Here are some additional tips that will help keep your co-parenting arrangement running smoothly. Test them out to see which ones work for you, and try to implement as many of them as possible:
Co-parenting tip #1: Arrange casual parenting meetings on a routine basis
Do the two of you work in the same general area? If so, try to arrange times to meet on your lunch break at a local park or restaurant. Assuming the two of you are friends and can remain civil, this will give you a chance to shoot the breeze or talk about the kids without them around. Such conversations will help you keep on the same page as far as parenting goes, and simply shooting the breeze together about the sources of pride and joy in your life can alleviate a lot of the anxiety that otherwise builds up when you rarely talk to each other. It promotes a sense of trust.
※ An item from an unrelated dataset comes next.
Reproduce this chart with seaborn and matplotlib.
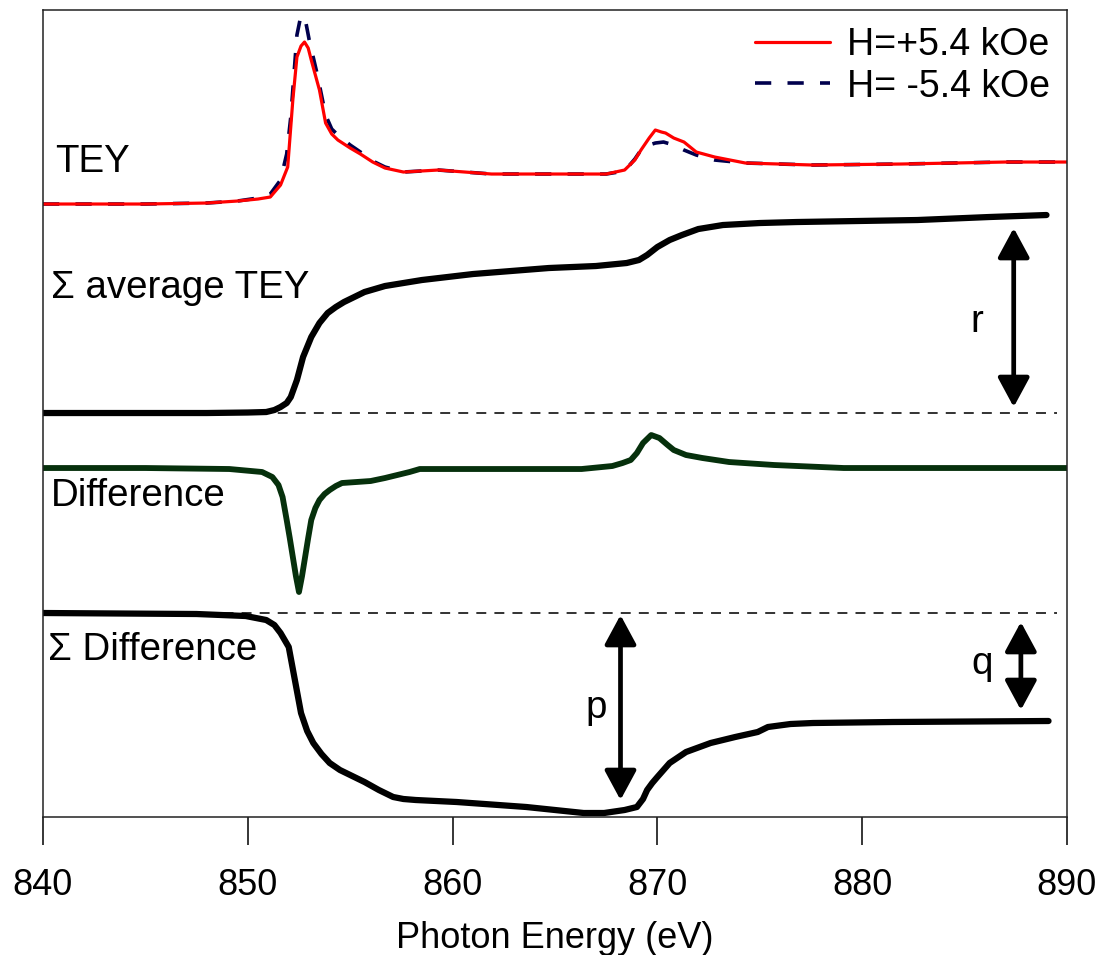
import numpy as np
import pandas as pd
import matplotlib.pyplot as plt
import seaborn as sns
from matplotlib.patches import ArrowStyle

# Photon energy (eV) and signal heights (a.u.), each relative to its own baseline
tey_plus_e = [840, 845, 848, 849.5, 850.5, 851.1, 851.6, 851.95, 852.2, 852.4, 852.6, 852.77, 852.95,
              853.1, 853.5, 853.8, 854.1, 854.4, 855.0, 855.5, 856.1, 856.7, 857.6, 859.3, 861.9,
              864.8, 867.5, 868.4, 868.9, 869.2, 869.6, 869.9, 870.2, 870.4, 870.8, 871.3, 871.9,
              872.8, 874.3, 877.6, 881.9, 887.0, 890]
tey_plus = [0, 0, 1, 3, 5, 7, 19, 37, 104, 147, 158, 162, 156,
            144, 114, 81, 70, 64, 56, 50, 42, 36, 32, 34, 30,
            30, 30, 34, 44, 54, 66, 74, 72, 71, 66, 62, 52,
            47, 41, 39, 40, 42, 42]

tey_minus_e = [840, 845, 848, 849.5, 850.5, 851.1, 851.6, 851.9, 852.1, 852.4, 852.55, 852.7, 852.85,
               853.0, 853.4, 853.8, 854.1, 854.4, 855.0, 855.5, 856.1, 856.7, 857.6, 859.3, 861.9,
               864.8, 867.5, 868.4, 868.9, 869.3, 869.9, 870.3, 870.8, 871.3, 871.9, 872.8, 874.3,
               877.6, 881.9, 887.0, 890]
tey_minus = [0, 0, 1, 3, 6, 10, 24, 50, 87, 169, 184, 189, 180,
             164, 129, 89, 75, 69, 59, 52, 43, 37, 32, 34, 30,
             30, 30, 33, 45, 57, 61, 62, 59, 54, 49, 44, 41,
             39, 40, 42, 42]

sum_avg_e = [840, 848, 850, 850.9, 851.3, 851.6, 851.9, 852.1, 852.4, 852.7, 853.1, 853.5, 853.9,
             854.3, 854.7, 855.2, 855.7, 856.7, 858.5, 861.0, 864.7, 867.0, 868.5, 869.1, 869.5,
             870.0, 870.6, 871.2, 872.0, 873.2, 875.0, 876.8, 882.7, 886.2, 889.0]
sum_avg = [0, 0, 0.5, 1, 3, 6, 10, 16, 33, 56, 76, 90, 100,
           106, 111, 116, 121, 127, 133, 139, 145, 147, 150, 153, 158,
           166, 173, 178, 184, 188, 190, 191, 193, 196, 198]

diff_e = [840, 845, 849.1, 850.7, 851.2, 851.5, 851.7, 851.9, 852.05, 852.2, 852.35, 852.5, 852.65,
          852.8, 852.95, 853.1, 853.3, 853.5, 853.75, 854.0, 854.3, 854.6, 855.3, 856.0, 856.7,
          857.3, 857.9, 858.4, 862.2, 866.3, 867.8, 868.3, 868.7, 869.0, 869.3, 869.7, 870.1,
          870.5, 870.8, 871.4, 872.2, 873.5, 875.7, 879.1, 890]
diff = [0, 0, -1, -4, -9, -17, -29, -52, -70, -89, -108, -124, -108,
        -89, -70, -52, -40, -32, -26, -22, -18, -15, -14, -13, -10,
        -7, -4, -1, -1, -1, 2, 5, 8, 15, 25, 33, 30,
        23, 18, 13, 10, 6, 3, 0, 0]

sum_diff_e = [840, 847.5, 849.9, 850.9, 851.3, 851.6, 852.0, 852.3, 852.6, 852.9, 853.2, 853.6, 854.0,
              854.5, 855.0, 855.7, 856.4, 857.1, 857.6, 858.2, 860.2, 863.6, 866.4, 867.4, 868.4,
              868.8, 869.0, 869.3, 869.5, 869.75, 870.0, 870.6, 871.4, 872.6, 873.8, 874.9, 875.4,
              876.5, 877.6, 881.5, 889.1]
sum_diff = [0, -1, -3, -7, -12, -20, -34, -67, -100, -118, -130, -141, -150,
            -157, -162, -169, -177, -184, -186, -187, -189, -194, -200, -200, -197,
            -195, -194, -186, -177, -170, -164, -150, -139, -130, -124, -119, -114,
            -111, -110, -109, -108]

xticks = [840, 850, 860, 870, 880, 890]

# vertical offsets of the stacked traces
off_tey, off_avg, off_diff, off_sdiff = 613, 404, 349, 204

sns.set_style('ticks')
plt.rcParams['font.family'] = ['Liberation Sans', 'DejaVu Sans']
plt.rcParams['text.color'] = 'black'
plt.rcParams['axes.labelcolor'] = 'black'

fig = plt.figure(figsize=(11.02, 9.55), dpi=100)
ax = fig.add_axes([0.039, 0.1445, 0.9292, 0.845])

# reference lines
ax.plot([840, 889.5], [off_avg, off_avg], color='#222222', lw=1.3, ls=(0, (5.5, 4.5)))
ax.plot([840, 889.5], [off_sdiff, off_sdiff], color='#222222', lw=1.3, ls=(0, (5.5, 4.5)))

sns.lineplot(x=tey_minus_e, y=np.array(tey_minus) + off_tey, ax=ax, color='#00004d', lw=2.6,
             linestyle=(0, (4.5, 4.5)), label='H= -5.4 kOe')
sns.lineplot(x=tey_plus_e, y=np.array(tey_plus) + off_tey, ax=ax, color='#ff0000', lw=2.3,
             label='H=+5.4 kOe')
sns.lineplot(x=sum_avg_e, y=np.array(sum_avg) + off_avg, ax=ax, color='black', lw=4.5,
             solid_capstyle='round', legend=False)
sns.lineplot(x=diff_e, y=np.array(diff) + off_diff, ax=ax, color='#06300c', lw=4.2,
             solid_capstyle='round', legend=False)
sns.lineplot(x=sum_diff_e, y=np.array(sum_diff) + off_sdiff, ax=ax, color='black', lw=4.5,
             solid_capstyle='round', legend=False)

# double arrows r, p, q
astyle = ArrowStyle('<|-|>', head_length=0.5, head_width=0.27)
for xa, y0, y1 in [(887.4, 410, 589), (868.2, 17, 202), (887.75, 107, 195)]:
    ax.annotate('', xy=(xa, y1), xytext=(xa, y0),
                arrowprops=dict(arrowstyle=astyle, mutation_scale=36, lw=3.4, color='black',
                                shrinkA=0, shrinkB=0))

fs = 27.7
ax.text(840.6, 655, 'TEY', fontsize=fs, va='center', ha='left')
ax.text(840.4, 529, 'Σ average TEY', fontsize=fs, va='center', ha='left')
ax.text(840.4, 321, 'Difference', fontsize=fs, va='center', ha='left')
ax.text(840.25, 167, 'Σ Difference', fontsize=fs, va='center', ha='left')
ax.text(885.6, 495, 'r', fontsize=fs, va='center', ha='center')
ax.text(867.0, 109, 'p', fontsize=fs, va='center', ha='center')
ax.text(885.85, 153, 'q', fontsize=fs, va='center', ha='center')

handles, labels = ax.get_legend_handles_labels()
ax.legend(handles[::-1], labels[::-1], loc='upper right', frameon=False, fontsize=27,
          handlelength=2.0, handletextpad=0.45, labelspacing=0.15, borderaxespad=0.35,
          borderpad=0.1)

ax.set_xlim(840, 890)
ax.set_ylim(0, 807)
ax.set_xticks(xticks)
ax.set_yticks([])
ax.set_ylabel('')
ax.tick_params(axis='x', direction='out', length=20, width=1.1, labelsize=26, pad=17,
               colors='black')
for sp in ax.spines.values():
    sp.set_visible(True)
    sp.set_linewidth(1.1)
    sp.set_color('#222222')
ax.set_xlabel('Photon Energy (eV)', fontsize=26, labelpad=13)

fig.savefig('out.png', dpi=100)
Co-parenting tip #2: Utilize a shared online calendar
Each of you will be arranging for and coordinating activities and doctor’s appointments for the kids (which are usually made according to the doctor’s schedule, not your own). And when your child’s teacher sends home that note about an upcoming event at school, it only goes out once, with whoever happens to have custody on that day. This is why setting up an online calendar that each of you can access and post to at any time will save you a lot of hassle. It’s quite easy to get caught up in other things and forget to tell the other parent. Get in the habit of immediately posting any events or appointments to the calendar (you can often do this from a smart phone) and that way both of you can stay on top of any events in your child’s schedule.
Co-parenting tip #3: Create an online communication board
On the same token, consider coming up with a way to coordinate discipline across households, such as creating a common messaging board via the Internet that both of you communicate through. (It should be private, not public.) It can help you keep on top of homework assignments, school projects, or other aspects of co-parenting. Text messages and emails can work, too, but since these are read once and then tossed, you may find it more effective to go bigger. Another benefit to a shared family bulletin board is that you can use it to post pictures and artwork from the children.
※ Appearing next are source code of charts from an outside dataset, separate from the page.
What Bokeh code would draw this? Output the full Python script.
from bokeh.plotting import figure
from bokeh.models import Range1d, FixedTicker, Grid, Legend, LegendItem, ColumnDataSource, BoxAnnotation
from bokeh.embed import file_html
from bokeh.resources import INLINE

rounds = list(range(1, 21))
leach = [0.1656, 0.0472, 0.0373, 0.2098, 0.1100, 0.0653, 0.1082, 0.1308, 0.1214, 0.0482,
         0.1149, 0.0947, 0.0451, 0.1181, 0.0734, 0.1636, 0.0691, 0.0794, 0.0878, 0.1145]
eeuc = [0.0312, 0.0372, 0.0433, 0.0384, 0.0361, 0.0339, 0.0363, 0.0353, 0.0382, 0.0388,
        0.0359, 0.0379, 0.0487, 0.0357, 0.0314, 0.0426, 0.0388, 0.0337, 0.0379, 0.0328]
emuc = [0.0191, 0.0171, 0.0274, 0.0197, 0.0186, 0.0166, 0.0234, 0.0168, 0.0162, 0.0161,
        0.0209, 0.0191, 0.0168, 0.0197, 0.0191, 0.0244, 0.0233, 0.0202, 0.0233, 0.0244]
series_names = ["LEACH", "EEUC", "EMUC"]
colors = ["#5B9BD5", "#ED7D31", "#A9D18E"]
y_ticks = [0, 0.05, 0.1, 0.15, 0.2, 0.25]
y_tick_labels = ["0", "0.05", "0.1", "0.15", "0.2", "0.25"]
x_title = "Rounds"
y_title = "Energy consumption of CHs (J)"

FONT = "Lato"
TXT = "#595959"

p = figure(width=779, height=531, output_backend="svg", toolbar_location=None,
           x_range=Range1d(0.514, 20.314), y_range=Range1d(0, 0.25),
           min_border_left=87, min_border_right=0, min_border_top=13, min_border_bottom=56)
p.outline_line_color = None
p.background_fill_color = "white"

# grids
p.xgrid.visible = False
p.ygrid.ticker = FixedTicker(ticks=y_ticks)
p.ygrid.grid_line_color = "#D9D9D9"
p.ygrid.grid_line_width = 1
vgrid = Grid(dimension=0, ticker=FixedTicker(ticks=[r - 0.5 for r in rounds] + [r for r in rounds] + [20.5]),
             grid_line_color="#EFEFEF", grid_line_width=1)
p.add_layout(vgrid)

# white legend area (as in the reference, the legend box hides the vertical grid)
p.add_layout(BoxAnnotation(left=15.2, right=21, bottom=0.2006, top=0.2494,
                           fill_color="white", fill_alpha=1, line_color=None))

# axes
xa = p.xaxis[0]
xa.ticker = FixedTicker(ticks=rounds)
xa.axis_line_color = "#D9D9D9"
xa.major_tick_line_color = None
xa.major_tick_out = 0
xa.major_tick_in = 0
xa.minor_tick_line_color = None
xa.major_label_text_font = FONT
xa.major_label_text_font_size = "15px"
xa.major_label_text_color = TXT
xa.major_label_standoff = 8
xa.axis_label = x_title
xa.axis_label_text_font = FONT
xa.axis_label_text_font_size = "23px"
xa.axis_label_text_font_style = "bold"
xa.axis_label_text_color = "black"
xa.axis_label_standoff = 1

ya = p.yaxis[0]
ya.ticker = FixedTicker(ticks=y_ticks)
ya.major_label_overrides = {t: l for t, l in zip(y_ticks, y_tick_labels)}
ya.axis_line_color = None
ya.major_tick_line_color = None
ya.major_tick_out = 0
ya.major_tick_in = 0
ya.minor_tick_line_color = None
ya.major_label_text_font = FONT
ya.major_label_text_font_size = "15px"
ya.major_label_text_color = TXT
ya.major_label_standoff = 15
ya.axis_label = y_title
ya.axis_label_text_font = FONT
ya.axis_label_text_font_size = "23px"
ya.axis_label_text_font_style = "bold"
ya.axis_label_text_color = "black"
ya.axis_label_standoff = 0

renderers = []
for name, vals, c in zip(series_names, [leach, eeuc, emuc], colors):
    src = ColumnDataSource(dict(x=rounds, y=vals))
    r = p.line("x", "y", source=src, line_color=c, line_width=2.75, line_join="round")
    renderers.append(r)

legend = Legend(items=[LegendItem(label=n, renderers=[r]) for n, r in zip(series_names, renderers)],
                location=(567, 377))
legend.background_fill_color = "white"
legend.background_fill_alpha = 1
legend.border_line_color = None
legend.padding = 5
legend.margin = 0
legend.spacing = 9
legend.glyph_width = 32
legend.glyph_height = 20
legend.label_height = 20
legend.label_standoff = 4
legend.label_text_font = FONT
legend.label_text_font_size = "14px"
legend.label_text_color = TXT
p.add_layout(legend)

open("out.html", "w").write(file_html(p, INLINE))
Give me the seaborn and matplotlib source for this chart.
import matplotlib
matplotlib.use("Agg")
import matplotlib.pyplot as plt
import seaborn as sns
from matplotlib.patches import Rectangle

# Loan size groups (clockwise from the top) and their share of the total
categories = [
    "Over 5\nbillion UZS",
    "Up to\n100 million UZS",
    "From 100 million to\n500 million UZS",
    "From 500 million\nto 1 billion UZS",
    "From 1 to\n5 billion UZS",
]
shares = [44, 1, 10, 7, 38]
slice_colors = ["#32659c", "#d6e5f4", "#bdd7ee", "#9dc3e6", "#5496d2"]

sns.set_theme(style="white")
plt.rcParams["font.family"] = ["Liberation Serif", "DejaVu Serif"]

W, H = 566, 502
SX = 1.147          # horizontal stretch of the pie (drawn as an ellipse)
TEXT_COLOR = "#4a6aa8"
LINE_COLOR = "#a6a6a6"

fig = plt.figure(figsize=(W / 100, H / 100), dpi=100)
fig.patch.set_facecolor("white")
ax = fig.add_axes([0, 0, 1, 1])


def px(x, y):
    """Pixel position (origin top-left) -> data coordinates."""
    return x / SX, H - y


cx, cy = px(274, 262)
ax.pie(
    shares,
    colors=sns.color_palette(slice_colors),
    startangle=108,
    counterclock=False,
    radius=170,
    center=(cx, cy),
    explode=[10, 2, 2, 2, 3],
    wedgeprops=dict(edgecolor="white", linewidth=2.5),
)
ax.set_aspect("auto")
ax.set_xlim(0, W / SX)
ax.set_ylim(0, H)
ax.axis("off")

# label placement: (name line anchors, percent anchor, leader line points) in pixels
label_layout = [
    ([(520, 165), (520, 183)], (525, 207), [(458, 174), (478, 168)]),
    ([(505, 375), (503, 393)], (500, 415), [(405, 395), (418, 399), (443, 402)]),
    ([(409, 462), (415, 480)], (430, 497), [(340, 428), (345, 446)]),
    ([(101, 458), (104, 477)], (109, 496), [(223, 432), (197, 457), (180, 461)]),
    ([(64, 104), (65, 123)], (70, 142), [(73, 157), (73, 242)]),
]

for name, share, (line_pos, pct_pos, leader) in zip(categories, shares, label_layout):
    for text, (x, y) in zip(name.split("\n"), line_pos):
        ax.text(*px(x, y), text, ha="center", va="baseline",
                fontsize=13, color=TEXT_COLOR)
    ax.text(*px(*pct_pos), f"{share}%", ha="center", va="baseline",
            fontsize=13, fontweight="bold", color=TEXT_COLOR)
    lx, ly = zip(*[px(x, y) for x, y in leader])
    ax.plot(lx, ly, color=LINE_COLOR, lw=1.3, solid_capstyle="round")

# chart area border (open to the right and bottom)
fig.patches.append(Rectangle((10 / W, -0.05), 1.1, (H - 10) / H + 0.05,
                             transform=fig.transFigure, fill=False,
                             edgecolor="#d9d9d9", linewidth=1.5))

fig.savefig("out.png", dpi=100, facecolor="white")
Co-parenting tip #4: Better yourselves together
Parenting is nothing if not a challenge, and a good way to try and keep your skills polished and stay on the same page is to better yourselves together. An easy way to accomplish this is to agree to read the same parenting books on whatever self-education schedule you set for yourselves.
Maybe you pick one book each year, and your ex picks one book, and you read these on your own pace but at the same time and within a deadline. Then discuss different ideas or things you found interesting from each publication when you’re done. Not only does this make you more skilled & knowledgeable parents, but it can create a stronger connection and more coordinated mindset between the two of you.
Another approach is to take parenting classes together. These can be more cumbersome and expensive, but many parents like this approach simply because they enjoy the group setting, which allows them to make connections with other parents. Whichever route you go, bettering yourselves together can give co-parenting a valuable boost.